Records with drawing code
%%
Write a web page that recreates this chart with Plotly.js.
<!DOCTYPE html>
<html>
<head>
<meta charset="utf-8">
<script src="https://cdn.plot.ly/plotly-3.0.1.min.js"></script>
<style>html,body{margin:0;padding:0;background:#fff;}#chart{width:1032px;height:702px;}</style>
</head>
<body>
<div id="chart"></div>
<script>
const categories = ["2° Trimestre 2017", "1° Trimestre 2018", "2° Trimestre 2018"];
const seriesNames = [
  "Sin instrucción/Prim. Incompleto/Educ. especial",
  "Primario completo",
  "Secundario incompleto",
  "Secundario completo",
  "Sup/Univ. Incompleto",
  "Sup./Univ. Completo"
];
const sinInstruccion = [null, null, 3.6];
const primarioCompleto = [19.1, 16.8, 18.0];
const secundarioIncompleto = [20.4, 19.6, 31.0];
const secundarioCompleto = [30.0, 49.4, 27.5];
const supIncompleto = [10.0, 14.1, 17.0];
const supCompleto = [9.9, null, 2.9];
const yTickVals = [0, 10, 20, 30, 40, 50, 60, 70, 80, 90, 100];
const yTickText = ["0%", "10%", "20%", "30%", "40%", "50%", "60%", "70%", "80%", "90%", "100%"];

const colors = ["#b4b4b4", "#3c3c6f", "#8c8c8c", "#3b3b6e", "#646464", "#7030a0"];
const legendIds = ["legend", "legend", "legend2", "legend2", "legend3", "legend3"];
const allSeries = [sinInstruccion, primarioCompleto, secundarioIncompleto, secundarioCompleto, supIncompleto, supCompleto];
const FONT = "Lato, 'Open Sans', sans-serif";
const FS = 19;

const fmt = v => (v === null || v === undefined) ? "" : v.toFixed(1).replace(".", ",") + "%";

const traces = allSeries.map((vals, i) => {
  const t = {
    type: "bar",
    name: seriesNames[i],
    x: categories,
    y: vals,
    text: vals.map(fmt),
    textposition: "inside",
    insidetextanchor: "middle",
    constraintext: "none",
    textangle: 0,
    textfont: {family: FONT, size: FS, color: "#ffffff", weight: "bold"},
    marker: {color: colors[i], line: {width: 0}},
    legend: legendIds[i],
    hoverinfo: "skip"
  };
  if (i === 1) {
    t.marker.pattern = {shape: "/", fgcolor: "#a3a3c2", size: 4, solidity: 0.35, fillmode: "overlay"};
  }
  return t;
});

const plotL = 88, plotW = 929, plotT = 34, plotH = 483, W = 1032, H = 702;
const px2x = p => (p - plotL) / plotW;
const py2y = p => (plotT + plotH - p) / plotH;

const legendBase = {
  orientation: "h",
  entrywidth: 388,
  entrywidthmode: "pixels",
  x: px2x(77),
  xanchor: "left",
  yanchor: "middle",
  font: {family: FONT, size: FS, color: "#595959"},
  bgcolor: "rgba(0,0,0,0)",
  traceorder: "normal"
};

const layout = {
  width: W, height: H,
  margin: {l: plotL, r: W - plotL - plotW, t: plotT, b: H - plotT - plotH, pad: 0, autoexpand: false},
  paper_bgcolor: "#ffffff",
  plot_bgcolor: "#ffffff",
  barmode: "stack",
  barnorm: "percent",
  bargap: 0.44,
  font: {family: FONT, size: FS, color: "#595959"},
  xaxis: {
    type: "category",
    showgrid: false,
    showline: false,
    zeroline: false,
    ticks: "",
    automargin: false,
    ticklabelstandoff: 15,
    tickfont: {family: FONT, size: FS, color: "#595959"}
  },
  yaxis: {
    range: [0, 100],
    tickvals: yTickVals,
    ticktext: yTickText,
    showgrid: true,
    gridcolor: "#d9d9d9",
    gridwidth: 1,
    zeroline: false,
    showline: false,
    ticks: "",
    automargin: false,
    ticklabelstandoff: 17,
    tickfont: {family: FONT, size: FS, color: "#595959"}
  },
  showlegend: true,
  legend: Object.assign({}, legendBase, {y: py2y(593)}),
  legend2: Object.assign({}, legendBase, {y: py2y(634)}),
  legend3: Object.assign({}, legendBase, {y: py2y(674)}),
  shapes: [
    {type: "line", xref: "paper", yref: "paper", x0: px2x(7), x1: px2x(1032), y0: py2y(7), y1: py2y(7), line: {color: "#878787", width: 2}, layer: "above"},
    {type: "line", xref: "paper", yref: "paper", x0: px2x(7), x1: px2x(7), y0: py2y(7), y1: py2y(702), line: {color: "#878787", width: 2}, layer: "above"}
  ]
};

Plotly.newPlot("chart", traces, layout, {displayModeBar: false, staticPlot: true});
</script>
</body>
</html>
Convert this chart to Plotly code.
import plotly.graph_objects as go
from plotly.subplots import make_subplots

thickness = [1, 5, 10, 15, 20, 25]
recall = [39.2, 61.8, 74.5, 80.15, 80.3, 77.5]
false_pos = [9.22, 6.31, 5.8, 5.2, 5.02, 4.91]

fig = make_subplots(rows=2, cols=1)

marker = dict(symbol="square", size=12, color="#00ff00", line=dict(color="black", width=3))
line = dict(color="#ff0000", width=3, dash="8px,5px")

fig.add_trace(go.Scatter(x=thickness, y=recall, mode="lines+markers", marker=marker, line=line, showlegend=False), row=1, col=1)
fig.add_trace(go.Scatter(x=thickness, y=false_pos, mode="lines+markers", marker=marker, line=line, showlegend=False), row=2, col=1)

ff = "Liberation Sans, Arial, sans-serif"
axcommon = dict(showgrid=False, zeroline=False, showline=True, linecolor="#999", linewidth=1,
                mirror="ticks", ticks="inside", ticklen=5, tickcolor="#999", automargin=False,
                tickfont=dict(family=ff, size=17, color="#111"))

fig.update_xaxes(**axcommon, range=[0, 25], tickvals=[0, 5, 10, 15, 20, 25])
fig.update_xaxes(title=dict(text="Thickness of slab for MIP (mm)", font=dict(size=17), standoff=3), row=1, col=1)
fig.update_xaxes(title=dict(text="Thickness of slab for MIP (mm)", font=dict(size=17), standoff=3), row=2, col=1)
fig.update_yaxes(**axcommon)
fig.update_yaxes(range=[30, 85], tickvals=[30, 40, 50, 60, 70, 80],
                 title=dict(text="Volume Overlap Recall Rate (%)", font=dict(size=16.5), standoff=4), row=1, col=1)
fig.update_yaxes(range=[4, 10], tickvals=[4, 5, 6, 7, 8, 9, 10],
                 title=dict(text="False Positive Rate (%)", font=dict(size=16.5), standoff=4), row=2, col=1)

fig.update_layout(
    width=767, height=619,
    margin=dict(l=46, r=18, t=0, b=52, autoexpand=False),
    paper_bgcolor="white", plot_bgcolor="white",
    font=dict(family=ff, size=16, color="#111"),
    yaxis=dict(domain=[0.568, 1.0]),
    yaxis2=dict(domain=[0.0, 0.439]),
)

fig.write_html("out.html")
%%
__Work to complete__: Copy the material above, line for line.

__Solution to this task__:
Write a web page that recreates this chart with Plotly.js.
<!DOCTYPE html>
<html>
<head>
<meta charset="utf-8">
<script src="https://cdn.plot.ly/plotly-3.0.1.min.js"></script>
<style>html,body{margin:0;padding:0;background:#fff;}#chart{width:1032px;height:702px;}</style>
</head>
<body>
<div id="chart"></div>
<script>
const categories = ["2° Trimestre 2017", "1° Trimestre 2018", "2° Trimestre 2018"];
const seriesNames = [
  "Sin instrucción/Prim. Incompleto/Educ. especial",
  "Primario completo",
  "Secundario incompleto",
  "Secundario completo",
  "Sup/Univ. Incompleto",
  "Sup./Univ. Completo"
];
const sinInstruccion = [null, null, 3.6];
const primarioCompleto = [19.1, 16.8, 18.0];
const secundarioIncompleto = [20.4, 19.6, 31.0];
const secundarioCompleto = [30.0, 49.4, 27.5];
const supIncompleto = [10.0, 14.1, 17.0];
const supCompleto = [9.9, null, 2.9];
const yTickVals = [0, 10, 20, 30, 40, 50, 60, 70, 80, 90, 100];
const yTickText = ["0%", "10%", "20%", "30%", "40%", "50%", "60%", "70%", "80%", "90%", "100%"];

const colors = ["#b4b4b4", "#3c3c6f", "#8c8c8c", "#3b3b6e", "#646464", "#7030a0"];
const legendIds = ["legend", "legend", "legend2", "legend2", "legend3", "legend3"];
const allSeries = [sinInstruccion, primarioCompleto, secundarioIncompleto, secundarioCompleto, supIncompleto, supCompleto];
const FONT = "Lato, 'Open Sans', sans-serif";
const FS = 19;

const fmt = v => (v === null || v === undefined) ? "" : v.toFixed(1).replace(".", ",") + "%";

const traces = allSeries.map((vals, i) => {
  const t = {
    type: "bar",
    name: seriesNames[i],
    x: categories,
    y: vals,
    text: vals.map(fmt),
    textposition: "inside",
    insidetextanchor: "middle",
    constraintext: "none",
    textangle: 0,
    textfont: {family: FONT, size: FS, color: "#ffffff", weight: "bold"},
    marker: {color: colors[i], line: {width: 0}},
    legend: legendIds[i],
    hoverinfo: "skip"
  };
  if (i === 1) {
    t.marker.pattern = {shape: "/", fgcolor: "#a3a3c2", size: 4, solidity: 0.35, fillmode: "overlay"};
  }
  return t;
});

const plotL = 88, plotW = 929, plotT = 34, plotH = 483, W = 1032, H = 702;
const px2x = p => (p - plotL) / plotW;
const py2y = p => (plotT + plotH - p) / plotH;

const legendBase = {
  orientation: "h",
  entrywidth: 388,
  entrywidthmode: "pixels",
  x: px2x(77),
  xanchor: "left",
  yanchor: "middle",
  font: {family: FONT, size: FS, color: "#595959"},
  bgcolor: "rgba(0,0,0,0)",
  traceorder: "normal"
};

const layout = {
  width: W, height: H,
  margin: {l: plotL, r: W - plotL - plotW, t: plotT, b: H - plotT - plotH, pad: 0, autoexpand: false},
  paper_bgcolor: "#ffffff",
  plot_bgcolor: "#ffffff",
  barmode: "stack",
  barnorm: "percent",
  bargap: 0.44,
  font: {family: FONT, size: FS, color: "#595959"},
  xaxis: {
    type: "category",
    showgrid: false,
    showline: false,
    zeroline: false,
    ticks: "",
    automargin: false,
    ticklabelstandoff: 15,
    tickfont: {family: FONT, size: FS, color: "#595959"}
  },
  yaxis: {
    range: [0, 100],
    tickvals: yTickVals,
    ticktext: yTickText,
    showgrid: true,
    gridcolor: "#d9d9d9",
    gridwidth: 1,
    zeroline: false,
    showline: false,
    ticks: "",
    automargin: false,
    ticklabelstandoff: 17,
    tickfont: {family: FONT, size: FS, color: "#595959"}
  },
  showlegend: true,
  legend: Object.assign({}, legendBase, {y: py2y(593)}),
  legend2: Object.assign({}, legendBase, {y: py2y(634)}),
  legend3: Object.assign({}, legendBase, {y: py2y(674)}),
  shapes: [
    {type: "line", xref: "paper", yref: "paper", x0: px2x(7), x1: px2x(1032), y0: py2y(7), y1: py2y(7), line: {color: "#878787", width: 2}, layer: "above"},
    {type: "line", xref: "paper", yref: "paper", x0: px2x(7), x1: px2x(7), y0: py2y(7), y1: py2y(702), line: {color: "#878787", width: 2}, layer: "above"}
  ]
};

Plotly.newPlot("chart", traces, layout, {displayModeBar: false, staticPlot: true});
</script>
</body>
</html>
Convert this chart to Plotly code.
import plotly.graph_objects as go
from plotly.subplots import make_subplots

thickness = [1, 5, 10, 15, 20, 25]
recall = [39.2, 61.8, 74.5, 80.15, 80.3, 77.5]
false_pos = [9.22, 6.31, 5.8, 5.2, 5.02, 4.91]

fig = make_subplots(rows=2, cols=1)

marker = dict(symbol="square", size=12, color="#00ff00", line=dict(color="black", width=3))
line = dict(color="#ff0000", width=3, dash="8px,5px")

fig.add_trace(go.Scatter(x=thickness, y=recall, mode="lines+markers", marker=marker, line=line, showlegend=False), row=1, col=1)
fig.add_trace(go.Scatter(x=thickness, y=false_pos, mode="lines+markers", marker=marker, line=line, showlegend=False), row=2, col=1)

ff = "Liberation Sans, Arial, sans-serif"
axcommon = dict(showgrid=False, zeroline=False, showline=True, linecolor="#999", linewidth=1,
                mirror="ticks", ticks="inside", ticklen=5, tickcolor="#999", automargin=False,
                tickfont=dict(family=ff, size=17, color="#111"))

fig.update_xaxes(**axcommon, range=[0, 25], tickvals=[0, 5, 10, 15, 20, 25])
fig.update_xaxes(title=dict(text="Thickness of slab for MIP (mm)", font=dict(size=17), standoff=3), row=1, col=1)
fig.update_xaxes(title=dict(text="Thickness of slab for MIP (mm)", font=dict(size=17), standoff=3), row=2, col=1)
fig.update_yaxes(**axcommon)
fig.update_yaxes(range=[30, 85], tickvals=[30, 40, 50, 60, 70, 80],
                 title=dict(text="Volume Overlap Recall Rate (%)", font=dict(size=16.5), standoff=4), row=1, col=1)
fig.update_yaxes(range=[4, 10], tickvals=[4, 5, 6, 7, 8, 9, 10],
                 title=dict(text="False Positive Rate (%)", font=dict(size=16.5), standoff=4), row=2, col=1)

fig.update_layout(
    width=767, height=619,
    margin=dict(l=46, r=18, t=0, b=52, autoexpand=False),
    paper_bgcolor="white", plot_bgcolor="white",
    font=dict(family=ff, size=16, color="#111"),
    yaxis=dict(domain=[0.568, 1.0]),
    yaxis2=dict(domain=[0.0, 0.439]),
)

fig.write_html("out.html")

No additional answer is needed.